-- INFORMATION PROVIDED start --

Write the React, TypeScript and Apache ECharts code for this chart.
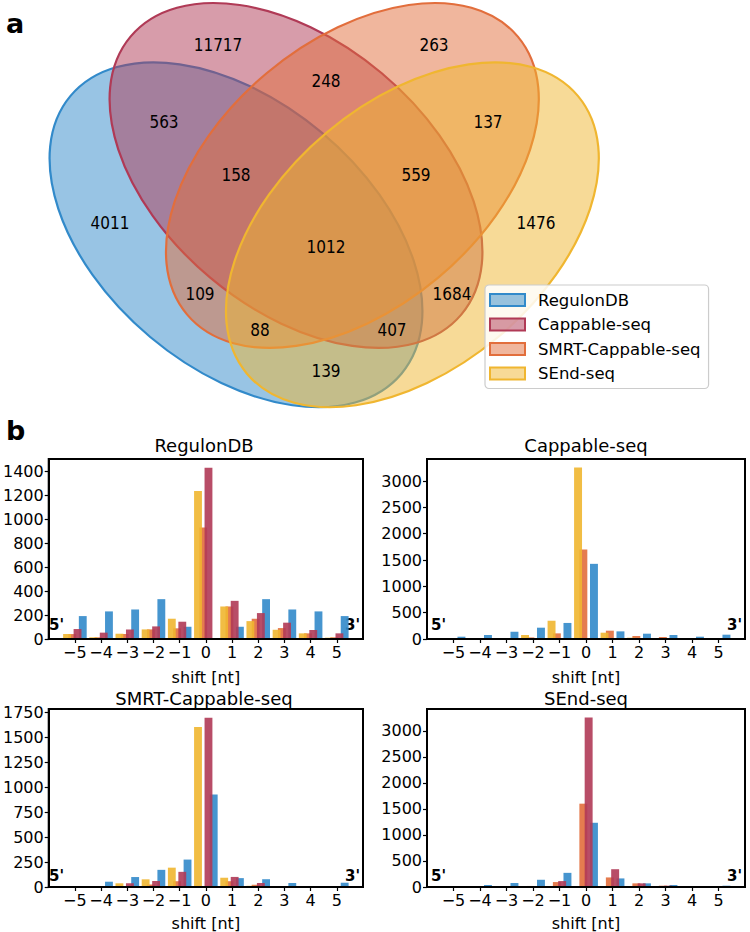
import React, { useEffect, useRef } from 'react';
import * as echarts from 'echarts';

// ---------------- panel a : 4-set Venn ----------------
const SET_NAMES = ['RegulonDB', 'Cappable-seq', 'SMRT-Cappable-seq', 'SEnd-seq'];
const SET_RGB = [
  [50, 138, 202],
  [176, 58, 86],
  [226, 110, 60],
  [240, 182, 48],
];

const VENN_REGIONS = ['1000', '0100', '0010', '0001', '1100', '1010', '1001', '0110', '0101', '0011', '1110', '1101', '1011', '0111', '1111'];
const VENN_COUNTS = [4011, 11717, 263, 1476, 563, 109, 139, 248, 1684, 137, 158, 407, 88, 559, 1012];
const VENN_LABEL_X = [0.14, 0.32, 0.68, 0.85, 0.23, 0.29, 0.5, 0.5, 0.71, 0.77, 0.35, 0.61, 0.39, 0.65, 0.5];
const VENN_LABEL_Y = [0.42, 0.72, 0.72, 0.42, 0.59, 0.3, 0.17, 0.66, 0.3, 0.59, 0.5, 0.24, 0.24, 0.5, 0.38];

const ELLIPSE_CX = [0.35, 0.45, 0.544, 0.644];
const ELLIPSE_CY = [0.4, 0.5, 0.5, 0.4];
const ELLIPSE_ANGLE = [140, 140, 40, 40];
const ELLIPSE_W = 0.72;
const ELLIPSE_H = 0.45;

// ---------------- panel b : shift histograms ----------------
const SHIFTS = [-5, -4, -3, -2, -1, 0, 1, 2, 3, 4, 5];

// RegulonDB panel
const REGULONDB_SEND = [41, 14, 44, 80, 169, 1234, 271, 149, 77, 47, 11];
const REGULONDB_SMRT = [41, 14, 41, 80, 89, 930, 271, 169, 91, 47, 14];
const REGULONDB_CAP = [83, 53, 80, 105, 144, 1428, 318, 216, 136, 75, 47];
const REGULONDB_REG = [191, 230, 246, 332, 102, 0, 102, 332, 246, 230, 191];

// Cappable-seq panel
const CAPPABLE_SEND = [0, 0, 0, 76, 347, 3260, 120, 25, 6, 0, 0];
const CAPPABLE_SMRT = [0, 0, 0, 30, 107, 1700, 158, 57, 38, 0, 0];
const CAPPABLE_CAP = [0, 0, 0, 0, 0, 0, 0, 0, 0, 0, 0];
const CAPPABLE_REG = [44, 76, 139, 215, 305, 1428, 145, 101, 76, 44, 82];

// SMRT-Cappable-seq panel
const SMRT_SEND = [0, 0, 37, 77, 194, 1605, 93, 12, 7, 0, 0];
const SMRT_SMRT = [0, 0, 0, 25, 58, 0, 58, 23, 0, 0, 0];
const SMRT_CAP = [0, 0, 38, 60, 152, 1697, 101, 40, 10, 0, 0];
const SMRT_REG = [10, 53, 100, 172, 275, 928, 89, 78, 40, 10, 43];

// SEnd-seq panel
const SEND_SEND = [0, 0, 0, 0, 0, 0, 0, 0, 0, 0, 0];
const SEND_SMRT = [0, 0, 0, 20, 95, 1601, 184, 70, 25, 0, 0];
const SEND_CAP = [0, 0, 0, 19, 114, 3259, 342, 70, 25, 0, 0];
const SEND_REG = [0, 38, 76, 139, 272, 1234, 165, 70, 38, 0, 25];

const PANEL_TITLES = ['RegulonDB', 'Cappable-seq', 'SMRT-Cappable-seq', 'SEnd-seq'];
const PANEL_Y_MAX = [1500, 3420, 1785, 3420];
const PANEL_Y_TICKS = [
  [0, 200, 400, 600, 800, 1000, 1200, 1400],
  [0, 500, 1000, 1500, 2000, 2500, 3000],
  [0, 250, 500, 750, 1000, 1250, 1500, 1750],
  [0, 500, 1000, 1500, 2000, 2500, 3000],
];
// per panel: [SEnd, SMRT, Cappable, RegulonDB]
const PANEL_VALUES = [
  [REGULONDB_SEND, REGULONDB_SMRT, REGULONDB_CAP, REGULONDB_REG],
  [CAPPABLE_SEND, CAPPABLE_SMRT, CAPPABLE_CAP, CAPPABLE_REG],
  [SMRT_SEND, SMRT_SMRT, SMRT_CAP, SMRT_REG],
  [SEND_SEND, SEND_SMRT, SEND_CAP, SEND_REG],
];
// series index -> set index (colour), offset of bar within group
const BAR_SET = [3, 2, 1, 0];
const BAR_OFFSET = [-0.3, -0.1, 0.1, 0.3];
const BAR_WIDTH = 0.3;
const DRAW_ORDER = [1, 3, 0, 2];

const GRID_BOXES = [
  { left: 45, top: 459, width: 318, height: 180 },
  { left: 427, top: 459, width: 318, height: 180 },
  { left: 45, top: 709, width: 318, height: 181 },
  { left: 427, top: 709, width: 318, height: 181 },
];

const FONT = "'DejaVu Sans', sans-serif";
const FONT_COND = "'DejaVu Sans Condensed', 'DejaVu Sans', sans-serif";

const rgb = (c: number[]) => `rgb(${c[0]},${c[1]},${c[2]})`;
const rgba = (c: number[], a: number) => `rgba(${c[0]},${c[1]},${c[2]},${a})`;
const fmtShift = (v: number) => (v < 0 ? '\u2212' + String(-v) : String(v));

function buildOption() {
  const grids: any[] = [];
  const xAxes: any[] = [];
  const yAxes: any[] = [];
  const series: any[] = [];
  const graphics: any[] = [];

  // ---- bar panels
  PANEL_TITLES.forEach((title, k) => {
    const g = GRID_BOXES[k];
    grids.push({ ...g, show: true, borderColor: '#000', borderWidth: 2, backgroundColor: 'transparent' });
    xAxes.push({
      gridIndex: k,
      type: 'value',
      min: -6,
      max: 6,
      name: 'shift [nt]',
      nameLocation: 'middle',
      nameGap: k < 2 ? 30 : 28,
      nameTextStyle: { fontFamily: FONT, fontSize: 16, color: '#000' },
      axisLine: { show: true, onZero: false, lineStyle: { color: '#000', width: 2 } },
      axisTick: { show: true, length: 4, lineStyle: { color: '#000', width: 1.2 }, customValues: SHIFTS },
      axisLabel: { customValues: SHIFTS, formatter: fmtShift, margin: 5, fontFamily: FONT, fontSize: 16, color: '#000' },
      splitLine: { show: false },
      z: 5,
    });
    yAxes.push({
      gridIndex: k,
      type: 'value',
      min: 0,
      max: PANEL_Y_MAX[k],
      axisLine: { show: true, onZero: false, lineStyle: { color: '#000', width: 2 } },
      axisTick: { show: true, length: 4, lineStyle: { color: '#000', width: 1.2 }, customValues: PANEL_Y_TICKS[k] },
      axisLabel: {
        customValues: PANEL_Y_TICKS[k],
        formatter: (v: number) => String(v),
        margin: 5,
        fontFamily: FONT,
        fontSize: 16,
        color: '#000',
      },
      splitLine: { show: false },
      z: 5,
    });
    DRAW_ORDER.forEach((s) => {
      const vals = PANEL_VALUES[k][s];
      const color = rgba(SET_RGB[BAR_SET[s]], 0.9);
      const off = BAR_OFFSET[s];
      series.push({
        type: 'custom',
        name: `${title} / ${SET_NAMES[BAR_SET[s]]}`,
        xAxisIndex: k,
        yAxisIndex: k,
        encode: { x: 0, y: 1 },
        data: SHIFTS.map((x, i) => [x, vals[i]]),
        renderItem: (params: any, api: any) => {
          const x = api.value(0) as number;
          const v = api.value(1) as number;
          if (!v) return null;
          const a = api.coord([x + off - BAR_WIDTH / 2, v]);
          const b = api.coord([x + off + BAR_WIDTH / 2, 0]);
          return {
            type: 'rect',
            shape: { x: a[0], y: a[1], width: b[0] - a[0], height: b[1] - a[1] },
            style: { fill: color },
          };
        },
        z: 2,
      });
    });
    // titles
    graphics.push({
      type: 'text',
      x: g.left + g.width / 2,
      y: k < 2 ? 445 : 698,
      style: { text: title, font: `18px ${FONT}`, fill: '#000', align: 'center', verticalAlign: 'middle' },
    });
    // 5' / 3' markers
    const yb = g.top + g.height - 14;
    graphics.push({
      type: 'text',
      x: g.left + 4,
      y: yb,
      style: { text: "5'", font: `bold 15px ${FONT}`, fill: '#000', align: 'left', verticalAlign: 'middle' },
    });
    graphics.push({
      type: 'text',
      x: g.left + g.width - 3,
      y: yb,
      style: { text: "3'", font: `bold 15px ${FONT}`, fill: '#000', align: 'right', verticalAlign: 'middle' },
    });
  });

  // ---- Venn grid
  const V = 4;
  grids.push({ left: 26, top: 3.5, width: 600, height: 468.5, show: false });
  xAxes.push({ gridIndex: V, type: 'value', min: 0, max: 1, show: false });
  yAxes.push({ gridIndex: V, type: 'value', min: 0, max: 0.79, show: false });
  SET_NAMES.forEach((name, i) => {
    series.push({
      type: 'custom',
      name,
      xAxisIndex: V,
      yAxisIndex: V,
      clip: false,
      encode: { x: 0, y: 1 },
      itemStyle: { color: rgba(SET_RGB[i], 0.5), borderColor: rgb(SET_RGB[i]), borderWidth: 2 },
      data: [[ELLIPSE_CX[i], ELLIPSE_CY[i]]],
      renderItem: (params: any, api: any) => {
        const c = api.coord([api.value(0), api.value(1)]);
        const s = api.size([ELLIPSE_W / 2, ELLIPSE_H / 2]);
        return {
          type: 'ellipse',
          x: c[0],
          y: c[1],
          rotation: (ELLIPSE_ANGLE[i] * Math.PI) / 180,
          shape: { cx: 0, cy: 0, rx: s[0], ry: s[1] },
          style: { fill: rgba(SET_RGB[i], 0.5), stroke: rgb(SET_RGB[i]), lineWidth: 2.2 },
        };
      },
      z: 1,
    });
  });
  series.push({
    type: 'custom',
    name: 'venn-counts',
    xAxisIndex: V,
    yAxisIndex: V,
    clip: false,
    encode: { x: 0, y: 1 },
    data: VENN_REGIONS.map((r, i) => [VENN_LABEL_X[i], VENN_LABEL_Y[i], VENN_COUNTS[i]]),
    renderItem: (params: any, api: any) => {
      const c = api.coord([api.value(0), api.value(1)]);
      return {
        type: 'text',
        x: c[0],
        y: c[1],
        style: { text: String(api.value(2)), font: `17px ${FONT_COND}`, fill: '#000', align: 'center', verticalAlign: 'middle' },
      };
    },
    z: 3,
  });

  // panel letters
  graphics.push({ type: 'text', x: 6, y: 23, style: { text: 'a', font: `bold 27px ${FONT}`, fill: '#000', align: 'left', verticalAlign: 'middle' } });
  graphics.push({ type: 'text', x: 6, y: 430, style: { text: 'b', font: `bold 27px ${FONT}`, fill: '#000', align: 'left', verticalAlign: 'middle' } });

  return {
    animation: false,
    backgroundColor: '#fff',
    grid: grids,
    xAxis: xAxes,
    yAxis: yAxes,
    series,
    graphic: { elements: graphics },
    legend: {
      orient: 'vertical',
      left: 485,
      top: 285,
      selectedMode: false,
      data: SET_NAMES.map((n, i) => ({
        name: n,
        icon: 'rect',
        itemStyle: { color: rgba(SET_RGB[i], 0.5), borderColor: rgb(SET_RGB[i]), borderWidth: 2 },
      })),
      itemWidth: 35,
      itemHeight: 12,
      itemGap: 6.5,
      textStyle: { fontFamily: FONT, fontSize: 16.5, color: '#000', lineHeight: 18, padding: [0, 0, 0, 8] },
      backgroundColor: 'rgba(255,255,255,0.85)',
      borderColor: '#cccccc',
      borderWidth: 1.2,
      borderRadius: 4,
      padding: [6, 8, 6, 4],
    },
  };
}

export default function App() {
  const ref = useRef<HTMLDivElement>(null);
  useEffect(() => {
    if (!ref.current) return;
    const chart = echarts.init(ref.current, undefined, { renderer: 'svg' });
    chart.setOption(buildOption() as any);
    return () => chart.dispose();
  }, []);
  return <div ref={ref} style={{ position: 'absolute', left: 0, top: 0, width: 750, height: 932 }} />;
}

-- INFORMATION PROVIDED end --

WHAT THE TASK ASKS:
Pictures are excluded; extract exactly the lines from the start of the data through the line that holds "246, 230, 191];", both ends included.

REPLY TO THE TASK:
Write the React, TypeScript and Apache ECharts code for this chart.
import React, { useEffect, useRef } from 'react';
import * as echarts from 'echarts';

// ---------------- panel a : 4-set Venn ----------------
const SET_NAMES = ['RegulonDB', 'Cappable-seq', 'SMRT-Cappable-seq', 'SEnd-seq'];
const SET_RGB = [
  [50, 138, 202],
  [176, 58, 86],
  [226, 110, 60],
  [240, 182, 48],
];

const VENN_REGIONS = ['1000', '0100', '0010', '0001', '1100', '1010', '1001', '0110', '0101', '0011', '1110', '1101', '1011', '0111', '1111'];
const VENN_COUNTS = [4011, 11717, 263, 1476, 563, 109, 139, 248, 1684, 137, 158, 407, 88, 559, 1012];
const VENN_LABEL_X = [0.14, 0.32, 0.68, 0.85, 0.23, 0.29, 0.5, 0.5, 0.71, 0.77, 0.35, 0.61, 0.39, 0.65, 0.5];
const VENN_LABEL_Y = [0.42, 0.72, 0.72, 0.42, 0.59, 0.3, 0.17, 0.66, 0.3, 0.59, 0.5, 0.24, 0.24, 0.5, 0.38];

const ELLIPSE_CX = [0.35, 0.45, 0.544, 0.644];
const ELLIPSE_CY = [0.4, 0.5, 0.5, 0.4];
const ELLIPSE_ANGLE = [140, 140, 40, 40];
const ELLIPSE_W = 0.72;
const ELLIPSE_H = 0.45;

// ---------------- panel b : shift histograms ----------------
const SHIFTS = [-5, -4, -3, -2, -1, 0, 1, 2, 3, 4, 5];

// RegulonDB panel
const REGULONDB_SEND = [41, 14, 44, 80, 169, 1234, 271, 149, 77, 47, 11];
const REGULONDB_SMRT = [41, 14, 41, 80, 89, 930, 271, 169, 91, 47, 14];
const REGULONDB_CAP = [83, 53, 80, 105, 144, 1428, 318, 216, 136, 75, 47];
const REGULONDB_REG = [191, 230, 246, 332, 102, 0, 102, 332, 246, 230, 191];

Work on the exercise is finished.